* Work to complete *
Answer with one number: how many lines hold the string "chart".

----

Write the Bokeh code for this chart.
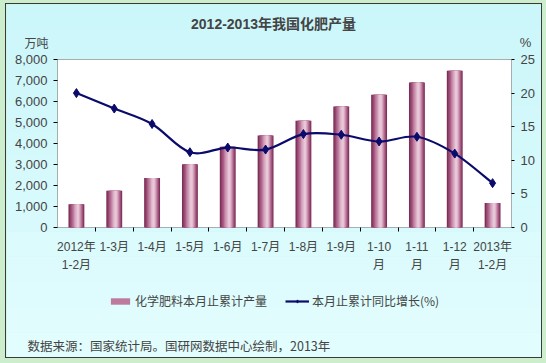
from bokeh.plotting import figure
from bokeh.models import (ColumnDataSource, Range1d, LinearAxis, FixedTicker,
                          NumeralTickFormatter, Legend, LegendItem, Label, BoxAnnotation)
from bokeh.transform import dodge
from bokeh.embed import file_html
from bokeh.resources import INLINE

# ---------------- data ----------------
categories = ["2012年\n1-2月", "1-3月", "1-4月", "1-5月", "1-6月", "1-7月",
              "1-8月", "1-9月", "1-10\n月", "1-11\n月", "1-12\n月", "2013年\n1-2月"]
output = [1110, 1750, 2360, 3010, 3850, 4380, 5080, 5760, 6320, 6900, 7470, 1170]
growth = [20.0, 17.7, 15.4, 11.2, 11.9, 11.6, 13.9, 13.8, 12.8, 13.5, 11.0, 6.6]
left_ticks = [0, 1000, 2000, 3000, 4000, 5000, 6000, 7000, 8000]
right_ticks = [0, 5, 10, 15, 20, 25]

title_text = "2012-2013年我国化肥产量"
left_unit = "万吨"
right_unit = "%"
bar_name = "化学肥料本月止累计产量"
line_name = "本月止累计同比增长(%)"
source_text = "数据来源：国家统计局。国研网数据中心绘制，2013年"

LATIN = "Liberation Sans, Noto Sans CJK SC"
CJK = "Noto Sans CJK SC"
BG = "#d0f7fa"
LINE_C = "#0b0b6b"

# ---------------- geometry (pixels inside the chart box) ----------------
W, H = 535, 353                 # outer chart box
PL, PR, PT, PB = 51, 505, 55, 223   # plot-area edges inside the box
ncat = len(categories)
xs = list(range(ncat))
ymax_l = left_ticks[-1]
ymax_r = right_ticks[-1]

px_per_cat = (PR - PL) / ncat
px_per_val = (PB - PT) / ymax_l
x_start = -0.5 - PL / px_per_cat
x_end = ncat - 0.5 + (W - PR) / px_per_cat
y_start = -(H - PB) / px_per_val
y_end = ymax_l + PT / px_per_val
k = ymax_r / ymax_l

p = figure(width=W, height=H, x_range=Range1d(x_start, x_end),
           y_range=Range1d(y_start, y_end), output_backend="svg",
           toolbar_location=None, min_border=0, background_fill_color=BG,
           border_fill_color=BG, outline_line_color=None)
p.margin = (4, 5, 6, 6)
p.styles = {"outline": "1px solid #3a3a3a"}
p.xgrid.visible = False
p.ygrid.visible = False
p.extra_y_ranges = {"pct": Range1d(y_start * k, y_end * k)}

# soft vertical background gradient (light cyan, paler towards the bottom)
top_rgb = (0xcb, 0xf6, 0xfa)
bot_rgb = (0xe2, 0xfd, 0xfd)
NB = 14
for i in range(NB):
    t = i / (NB - 1)
    rgb = tuple(round(b + (a - b) * t) for a, b in zip(top_rgb, bot_rgb))
    lo = y_start + (y_end - y_start) * i / NB
    hi = y_start + (y_end - y_start) * (i + 1) / NB
    p.add_layout(BoxAnnotation(bottom=lo, top=hi, fill_color="#%02x%02x%02x" % rgb,
                               fill_alpha=1, line_color=None, level="image"))

# white plot area with black border
p.add_layout(BoxAnnotation(left=-0.5, right=ncat - 0.5, bottom=0, top=ymax_l,
                           fill_color="white", fill_alpha=1, line_color="black",
                           line_width=1, level="underlay"))

# ---------------- axes ----------------
xa = p.xaxis[0]
xa.fixed_location = 0
xa.ticker = FixedTicker(ticks=xs, minor_ticks=[x + 0.5 for x in xs[:-1]])
xa.major_label_overrides = {i: c for i, c in enumerate(categories)}
xa.major_tick_out = 0
xa.major_tick_in = 0
xa.minor_tick_out = 4
xa.minor_tick_in = 0
xa.major_label_standoff = 8
xa.major_label_text_font = LATIN
xa.major_label_text_font_size = "12px"
xa.major_label_text_line_height = 1.3
xa.axis_line_color = None
xa.minor_tick_line_color = "black"

ya = p.yaxis[0]
ya.fixed_location = -0.5
ya.ticker = FixedTicker(ticks=left_ticks)
ya.formatter = NumeralTickFormatter(format="0,0")
ya.axis_line_color = None
ya.major_tick_out = 4
ya.major_tick_in = 0
ya.minor_tick_line_color = None
ya.major_label_standoff = 6
ya.major_label_text_font = LATIN
ya.major_label_text_font_size = "13px"

ra = LinearAxis(y_range_name="pct", ticker=FixedTicker(ticks=right_ticks))
ra.fixed_location = ncat - 0.5
ra.axis_line_color = None
ra.major_tick_out = 3
ra.major_tick_in = 0
ra.minor_tick_line_color = None
ra.major_label_standoff = 6
ra.major_label_text_font = LATIN
ra.major_label_text_font_size = "13px"
p.add_layout(ra, "right")

# ---------------- bars (nested stripes imitate the cylinder gradient) ----------------
src = ColumnDataSource(dict(x=xs, y=output))
stripe_colors = ["#7e2f58", "#94466f", "#a95d85", "#bd7a9d", "#cf98b4", "#ddb3c8", "#e8c8d8"]
stripe_widths = [0.42, 0.36, 0.30, 0.24, 0.18, 0.12, 0.06]
bar_rs = []
for i, (c, w) in enumerate(zip(stripe_colors, stripe_widths)):
    bar_rs.append(p.vbar(x=dodge("x", 0.006 * i), top="y", width=w, source=src,
                         fill_color=c, line_color=None))

# ---------------- smoothed growth line ----------------
n = len(growth)

def pt(i):
    i = min(max(i, 0), n - 1)
    return xs[i], growth[i]

bz = dict(x0=[], y0=[], x1=[], y1=[], cx0=[], cy0=[], cx1=[], cy1=[])
for i in range(n - 1):
    x0, y0 = pt(i)
    x1, y1 = pt(i + 1)
    xm, ym = pt(i - 1)
    xp, yp = pt(i + 2)
    bz["x0"].append(x0); bz["y0"].append(y0)
    bz["x1"].append(x1); bz["y1"].append(y1)
    bz["cx0"].append(x0 + (x1 - xm) / 6); bz["cy0"].append(y0 + (y1 - ym) / 6)
    bz["cx1"].append(x1 - (xp - x0) / 6); bz["cy1"].append(y1 - (yp - y0) / 6)
line_r = p.bezier(x0="x0", y0="y0", x1="x1", y1="y1", cx0="cx0", cy0="cy0",
                  cx1="cx1", cy1="cy1", source=ColumnDataSource(bz),
                  line_color=LINE_C, line_width=2.2, y_range_name="pct")
mk_r = p.scatter(x=xs, y=growth, marker="diamond", size=9, fill_color=LINE_C,
                 line_color=LINE_C, y_range_name="pct")

# ---------------- legend ----------------
legend = Legend(items=[LegendItem(label=bar_name, renderers=[bar_rs[3]]),
                       LegendItem(label=line_name, renderers=[line_r, mk_r])],
                orientation="horizontal", location=(98, 44),
                background_fill_alpha=0, border_line_alpha=0,
                label_text_font=CJK, label_text_font_size="12px",
                glyph_width=24, glyph_height=8, spacing=18, label_standoff=3,
                padding=4, margin=0)
p.add_layout(legend)

# ---------------- texts ----------------
p.add_layout(Label(x=(ncat - 1) / 2, y=ymax_l, x_offset=-11, y_offset=36, text=title_text,
                   text_font=LATIN, text_font_size="14px", text_font_style="bold",
                   text_align="center", text_baseline="middle"))
p.add_layout(Label(x=-0.5, y=ymax_l, x_offset=-21, y_offset=17, text=left_unit,
                   text_font=CJK, text_font_size="12px",
                   text_align="center", text_baseline="middle"))
p.add_layout(Label(x=ncat - 0.5, y=ymax_l, x_offset=14, y_offset=17, text=right_unit,
                   text_font=LATIN, text_font_size="13px",
                   text_align="center", text_baseline="middle"))
p.add_layout(Label(x=-0.5, y=0, x_offset=-30, y_offset=-118, text=source_text,
                   text_font=CJK, text_font_size="12.5px",
                   text_align="left", text_baseline="middle"))

html = file_html(p, INLINE)
html = html.replace("</head>", "<style>html, body { background-color: #cdeecd; }</style></head>", 1)
open("out.html", "w").write(html)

----

* Complete response *
3